Der erste delegierte Rechtsakt nach der Ökodesign-VO wird gem. Art. 4 Abs. 7 Ökodesign-VO frühstens am 19. Juli 2025 in Kraft treten. Wirtschaftsteilnehmer haben dann grundsätzlich einen Übergangszeitraum von 18 Monaten ab Inkrafttreten des jeweiligen delegierten Rechtsakt zur Erfüllung der Ökodesign-Anforderungen, wobei hiervon in Ausnahmefällen abgewichen werden kann.
Das Verbot der Vernichtung unverkaufter Verbraucherprodukte tritt ab dem 19. Juli 2026 in Kraft, wobei es für mittlere Unternehmen erst ab dem 19. Juli 2030 gilt.
Grundsätzlich werden die Mitgliedstaaten dazu verpflichtet, Vorschriften über Sanktionen bei Verstößen gegen die Ökodesign-VO zu erlassen (vgl. Art. 74 Ökodesign-VO). Hierbei müssen die Mitgliedstaaten jedoch mindestens Geldbußen bzw. den befristeten Ausschluss von der Vergabe öffentlicher Aufträge verhängen.

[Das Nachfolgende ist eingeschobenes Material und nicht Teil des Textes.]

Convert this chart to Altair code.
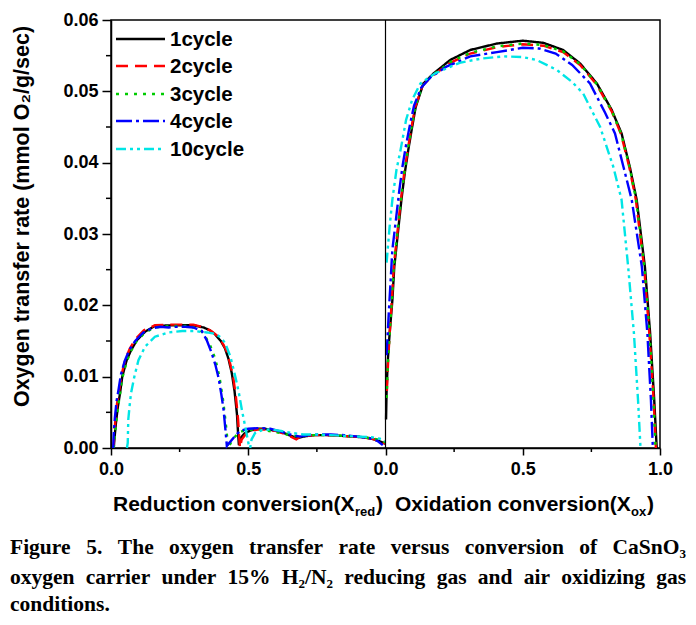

Es bleibt abzuwarten, wie der deutsche Gesetzgeber seiner Verpflichtung nachkommt. Da die Ökodesign- Verordnung die Ökodesign-Richtlinie ersetzt, wird wohl nur ein Teil des damaligen Umsetzungsgesetzes – dem Gesetz über die umweltgerechte Gestaltung energieverbrauchsrelevanter Produkte (EVPG) - erhalten bleiben. Dies könnte zum einen die Sanktionen betreffen, wonach Bußgelder nach dem EVPG von bis zu 50.000 Euro möglich waren. Es erscheint jedoch nicht auszuschließen, dass auch Bußgelder von bis zu 100.000 Euro normiert werden, wie dies zuletzt bei dem Batteriegesetz (BattG), welches noch bis 18. August 2025 gilt, der Fall war.
Überdies sieht die Verordnung für Verbraucher bei Nichtkonformität von Produkten Schadensersatzansprüche vor (vgl. Art. 76 Ökodesign-VO). Hierbei haftet in erster Linie der Hersteller. Falls dieser nicht in der EU ansässig ist, haftet der Importeur oder ein Bevollmächtigter des Herstellers. Wenn weder ein Importeur noch ein Bevollmächtigter in der EU ansässig ist, haftet der Fulfilment-Dienstleister.
Die Verordnung markiert einen bedeutenden Schritt hin zu einer nachhaltigeren Produktpolitik in der EU, die zur Erreichung der Klimaziele und zur Förderung des Umweltschutzes beiträgt. Auch wenn ab dem 18. Juli 2024 nicht unmittelbar neue Pflichten für Wirtschaftsteilnehmer gelten, müssen diese sich dennoch auf umfassende Änderungen einstellen und frühzeitig Maßnahmen ergreifen, um die neuen Anforderungen zu erfüllen. Für betroffene Unternehmen empfiehlt es sich daher, die Übergangsfristen zu beachten und die Entwicklungen bezüglich der delegierten Rechtsakte zu verfolgen, um rechtzeitig die notwendigen Anpassungen vorzunehmen und Sanktionen zu vermeiden.